» **Task details**
In the listing below, identify each line with the word "page" and return those lines.

## Begin Records provided

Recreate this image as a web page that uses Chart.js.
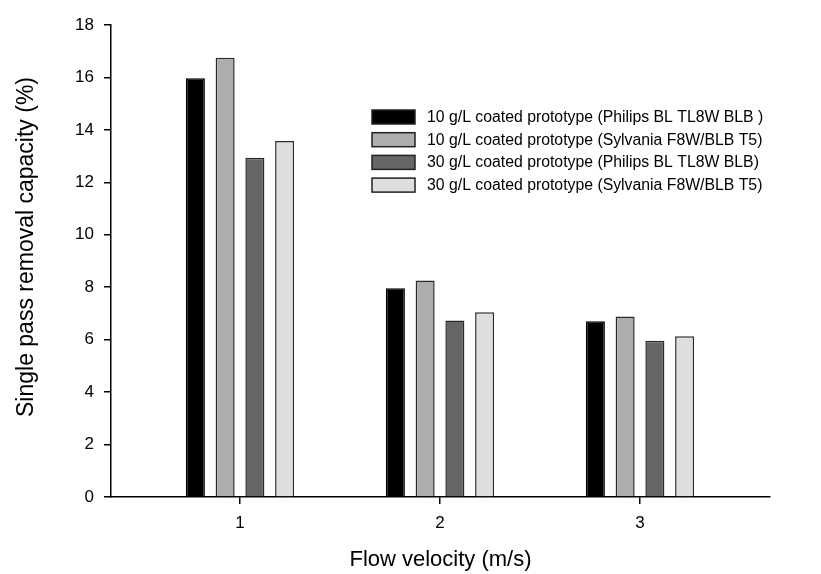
<!DOCTYPE html>
<html>
<head>
<meta charset="utf-8">
<script src="https://cdn.jsdelivr.net/npm/chart.js@4.4.1/dist/chart.umd.min.js"></script>
<style>
  html, body { margin: 0; padding: 0; background: #fff; }
</style>
</head>
<body>
<canvas id="grafico" width="821" height="574"></canvas>
<script>
const velocidades = [1, 2, 3];
const etiquetasX = ["1", "2", "3"];

// valores (%)
const philips10 = [15.97, 7.96, 6.70];
const sylvania10 = [16.75, 8.26, 6.88];
const philips30 = [12.94, 6.73, 5.96];
const sylvania30 = [13.58, 7.05, 6.13];

const nombres = [
  "10 g/L coated prototype (Philips BL TL8W BLB )",
  "10 g/L coated prototype (Sylvania F8W/BLB T5)",
  "30 g/L coated prototype (Philips BL TL8W BLB)",
  "30 g/L coated prototype (Sylvania F8W/BLB T5)"
];
const colores = ["#000000", "#adadad", "#666666", "#dedede"];
const tituloY = "Single pass removal capacity (%)";

const FUENTE = 'Arial, "Liberation Sans", sans-serif';

function serie(valores) {
  return velocidades.map((v, i) => ({ x: v, y: valores[i] }));
}

// Leyenda dentro del area del grafico y titulo del eje Y
const extras = {
  id: "extras",
  afterDraw(chart) {
    const ctx = chart.ctx;
    ctx.save();
    chart.data.datasets.forEach((ds, i) => {
      const y = 110 + i * 22.7;
      ctx.fillStyle = ds.backgroundColor;
      ctx.fillRect(372, y, 43, 14);
      ctx.strokeStyle = "#222";
      ctx.lineWidth = 1.5;
      ctx.strokeRect(372, y, 43, 14);
      ctx.fillStyle = "#000";
      ctx.font = "15.8px " + FUENTE;
      ctx.textBaseline = "middle";
      ctx.fillText(ds.label, 427, y + 7.5);
    });

    ctx.translate(27, 247);
    ctx.rotate(-Math.PI / 2);
    ctx.font = "23px " + FUENTE;
    ctx.textAlign = "center";
    ctx.textBaseline = "middle";
    ctx.fillText(tituloY, 0, 0);
    ctx.restore();
  }
};

const datos = [philips10, sylvania10, philips30, sylvania30];

new Chart(document.getElementById("grafico"), {
  type: "bar",
  data: {
    datasets: datos.map((d, i) => ({
      label: nombres[i],
      data: serie(d),
      backgroundColor: colores[i],
      borderColor: i === 0 ? "#000" : "#2a2a2a",
      borderWidth: 1.5,
      categoryPercentage: 0.595,
      barPercentage: 0.64
    }))
  },
  options: {
    responsive: false,
    animation: false,
    layout: { padding: { left: 0, right: 51, top: 25, bottom: 0 } },
    plugins: {
      legend: { display: false },
      tooltip: { enabled: false }
    },
    scales: {
      x: {
        type: "linear",
        offset: false,
        min: 0.355,
        max: 3.65,
        afterBuildTicks: (s) => { s.ticks = velocidades.map(v => ({ value: v })); },
        afterFit: (s) => { s.height = 77; },
        ticks: {
          callback: (v, i) => etiquetasX[i],
          color: "#000",
          font: { family: FUENTE, size: 17 },
          padding: 9
        },
        grid: { offset: false, drawOnChartArea: false, drawTicks: true, tickLength: 7, color: "#000", lineWidth: 1.5 },
        border: { display: true, color: "#000", width: 1.5 },
        title: {
          display: true,
          text: "Flow velocity (m/s)",
          color: "#000",
          font: { family: FUENTE, size: 22 },
          padding: { top: 0, bottom: 1 }
        }
      },
      y: {
        min: 0,
        max: 18,
        afterFit: (s) => { s.width = 111; },
        ticks: {
          stepSize: 2,
          color: "#000",
          font: { family: FUENTE, size: 17 },
          padding: 10
        },
        grid: { drawOnChartArea: false, drawTicks: true, tickLength: 7, color: "#000", lineWidth: 1.5 },
        border: { display: true, color: "#000", width: 1.5 },
        title: { display: false }
      }
    }
  },
  plugins: [extras]
});
</script>
</body>
</html>
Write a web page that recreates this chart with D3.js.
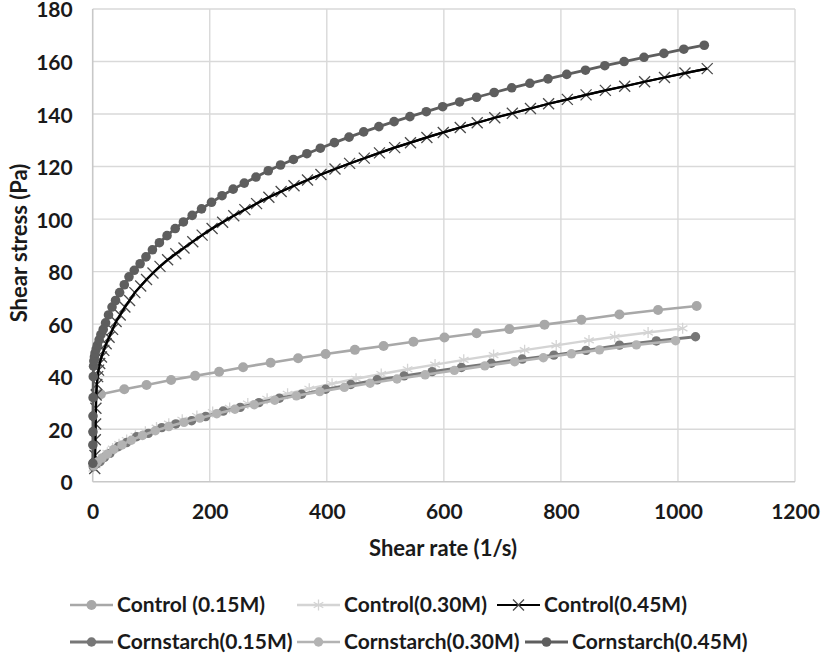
<!DOCTYPE html>
<html><head><meta charset="utf-8">
<script src="https://cdn.jsdelivr.net/npm/d3@7"></script>
<style>body{margin:0;background:#fff}svg{display:block}text{font-family:Lato,"Open Sans",sans-serif;font-weight:700;fill:#1a1a1a}</style>
</head><body><svg id="c" width="827" height="659"></svg>
<script>
const xTicks = [0,200,400,600,800,1000,1200];
const yTicks = [0,20,40,60,80,100,120,140,160,180];
const xTitle = "Shear rate (1/s)";
const yTitle = "Shear stress (Pa)";
const seriesNames = ["Control (0.15M)","Control(0.30M)","Control(0.45M)","Cornstarch(0.15M)","Cornstarch(0.30M)","Cornstarch(0.45M)"];

const ctl015X = [14,54,92,134,175,216,257,304,351,398,448,497,548,601,656,712,772,835,900,966,1032];
const ctl015Y = [33.3,35.2,36.8,38.7,40.3,41.9,43.6,45.3,47.0,48.6,50.2,51.7,53.3,54.9,56.5,58.1,59.8,61.7,63.7,65.4,66.9];

const ctl030X = [1,5,10,17,25,34,45,58,73,90,109,130,153,178,205,234,265,298,333,370,409,450,493,538,585,634,685,738,792,848,892,949,1008];
const ctl030Y = [5,6.3,7.7,9.3,11,12.6,14.3,15.9,17.5,19,20.6,22.1,23.6,25,26.5,28.1,29.8,31.6,33.5,35.4,37.3,39.2,41,42.8,44.6,46.4,48.2,50.1,51.9,53.8,55.2,56.8,58.4];

const ctl045X = [3.5,4,4.5,5,5.5,6,7,8.5,10,12,15,19,23,28,34,40,47,55,63,72,82,92,103,115,128,142,156,171,187,204,222,241,260,280,301,322,344,367,390,414,439,464,490,516,543,571,599,628,657,687,717,748,779,811,843,876,909,943,977,1012,1050];
const ctl045Y = [5,10,16,22,28,33,37,40,42.5,45,47.5,50,52.5,55,58,61,63.5,66.5,69,72,74.5,77,79.5,82,84.5,86.8,89,91.4,93.9,96.4,98.8,101.3,103.6,105.9,108.3,110.5,112.7,114.9,117,119.1,121.2,123.2,125.2,127.2,129.1,131.1,133,134.9,136.7,138.6,140.3,142.1,143.9,145.6,147.3,149,150.6,152.3,153.9,155.6,157.3];

const cs015X = [1,6,12.5,20,29.5,43.7,58,75,95,118,142,169,193,223,252,284,319,357,398,441,486,532,580,630,681,734,788,843,900,963,1030];
const cs015Y = [5.7,6.8,7.6,9.2,10.8,13.3,14.9,17.1,18.4,20.6,22,23.2,24.8,26.9,28.3,30.1,31.8,33.3,35.2,37,38.8,40.3,41.9,43.5,45.1,46.7,48.2,50,52,53.6,55.2];

const cs030X = [2,8,16,25,36,50,66,85,107,130,156,183,212,243,276,311,348,388,430,474,520,568,618,670,721,770,818,866,929,996];
const cs030Y = [6,7.5,9,10.5,12.3,14,15.8,17.6,19.4,21,22.6,24.2,25.9,27.6,29.3,31,32.7,34.3,35.9,37.5,39.1,40.7,42.4,44.1,45.7,47.2,48.7,50.2,52.1,53.7];

const cs045X = [0.2,0.3,0.4,0.5,0.7,1,1.5,2,3,4,6,8,11,14,18,22,27,33,39,46,54,62,71,81,91,102,114,127,141,155,170,186,203,221,240,259,279,300,321,343,366,389,413,438,463,489,515,542,570,598,627,656,686,716,747,778,810,842,875,908,942,976,1010,1045];
const cs045Y = [7,14,19,25,32,40,44,46,47.5,49,50.5,52,54,56,58,60.5,63.5,66.5,69,72,75,78,80.5,83,85.6,88.3,91,93.7,96.4,98.9,101.4,103.9,106.4,108.9,111.4,113.7,116,118.4,120.6,122.7,124.9,127,129.1,131.2,133.2,135.2,137.1,139,140.9,142.8,144.6,146.4,148.2,150,151.7,153.4,155.1,156.7,158.4,160,161.6,163.1,164.7,166.2];

const seriesX = [ctl015X,ctl030X,ctl045X,cs015X,cs030X,cs045X];
const seriesY = [ctl015Y,ctl030Y,ctl045Y,cs015Y,cs030Y,cs045Y];
const lineColors = ["#a8a8a8","#d4d4d4","#000000","#777777","#b3b3b3","#5e5e5e"];
const markColors = ["#a8a8a8","#d4d4d4","#4a4a4a","#777777","#b3b3b3","#5e5e5e"];
const markTypes = ["circle","star","x","circle","circle","circle"];

const svg = d3.select("#c");
const x = d3.scaleLinear().domain([0,1200]).range([92.7,795]);
const y = d3.scaleLinear().domain([0,180]).range([481.7,9]);

svg.append("g").selectAll("line").data(yTicks.filter(d=>d>0)).join("line")
  .attr("x1",x(0)).attr("x2",x(1200)).attr("y1",d=>y(d)).attr("y2",d=>y(d))
  .attr("stroke","#d9d9d9").attr("stroke-width",1.4);
svg.append("g").selectAll("line").data(xTicks.filter(d=>d>0)).join("line")
  .attr("y1",y(0)).attr("y2",y(180)).attr("x1",d=>x(d)).attr("x2",d=>x(d))
  .attr("stroke","#d9d9d9").attr("stroke-width",1.4);
svg.append("line").attr("x1",x(0)).attr("x2",x(0)).attr("y1",y(0)).attr("y2",y(180)).attr("stroke","#c8c8c8").attr("stroke-width",1.6);
svg.append("line").attr("x1",x(0)).attr("x2",x(1200)).attr("y1",y(0)).attr("y2",y(0)).attr("stroke","#c8c8c8").attr("stroke-width",1.6);

const gx = svg.append("g").attr("transform",`translate(0,${y(0)})`)
  .call(d3.axisBottom(x).tickValues(xTicks).tickSize(0).tickPadding(22).tickFormat(d3.format("d")));
const gy = svg.append("g").attr("transform",`translate(${x(0)},0)`)
  .call(d3.axisLeft(y).tickValues(yTicks).tickSize(0).tickPadding(20).tickFormat(d3.format("d")));
[gx,gy].forEach(g=>{g.select(".domain").remove();g.selectAll("text").attr("font-family","Lato").attr("font-weight",700).attr("font-size",21).attr("fill","#1a1a1a");});
gy.selectAll("text").attr("dy","0.38em");

svg.append("text").attr("x",443).attr("y",556).attr("text-anchor","middle").attr("font-size",22).text(xTitle);
svg.append("text").attr("transform","translate(27,243) rotate(-90)").attr("text-anchor","middle").attr("font-size",22).text(yTitle);

function drawMarker(g, type, cx, cy, color, r){
  if(type==="circle"){
    g.append("circle").attr("cx",cx).attr("cy",cy).attr("r",r).attr("fill",color);
  } else if(type==="x"){
    const s=r;
    g.append("path").attr("d",`M${cx-s},${cy-s}L${cx+s},${cy+s}M${cx-s},${cy+s}L${cx+s},${cy-s}`)
      .attr("stroke",color).attr("stroke-width",1.3).attr("fill","none");
  } else {
    const s=r;
    g.append("path").attr("d",`M${cx},${cy-s}L${cx},${cy+s}M${cx-s*0.87},${cy-s*0.5}L${cx+s*0.87},${cy+s*0.5}M${cx-s*0.87},${cy+s*0.5}L${cx+s*0.87},${cy-s*0.5}`)
      .attr("stroke",color).attr("stroke-width",1.3).attr("fill","none");
  }
}
const markR = [5,5.5,5.5,4.7,4.7,4.8];
const lineW = [2.6,2.4,2.2,2.8,2.6,2.8];

const line = d3.line().x(d=>x(d[0])).y(d=>y(d[1]));
seriesX.forEach((xs,i)=>{
  const pts = xs.map((v,j)=>[v,seriesY[i][j]]);
  const g = svg.append("g");
  g.append("path").attr("d",line(pts)).attr("fill","none").attr("stroke",lineColors[i]).attr("stroke-width",lineW[i]).attr("stroke-linejoin","round");
  pts.forEach(p=>drawMarker(g,markTypes[i],x(p[0]),y(p[1]),markColors[i],markR[i]));
  if(markTypes[i]==="x"){ g.append("path").attr("d",line(pts)).attr("fill","none").attr("stroke",lineColors[i]).attr("stroke-width",lineW[i]); }
});

const legX = [70,297,497,70,297,525];
const legY = [605,605,605,642,642,642];
seriesNames.forEach((name,i)=>{
  const g = svg.append("g");
  g.append("line").attr("x1",legX[i]).attr("x2",legX[i]+43).attr("y1",legY[i]).attr("y2",legY[i]).attr("stroke",lineColors[i]).attr("stroke-width",lineW[i]);
  drawMarker(g,markTypes[i],legX[i]+21.5,legY[i],markColors[i],markR[i]);
  g.append("text").attr("x",legX[i]+47).attr("y",legY[i]).attr("dy","0.35em").attr("font-size",21).text(name);
});
</script></body></html>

## End Records provided

» **Result of the task**
Recreate this image as a web page that uses Chart.js.
Write a web page that recreates this chart with D3.js.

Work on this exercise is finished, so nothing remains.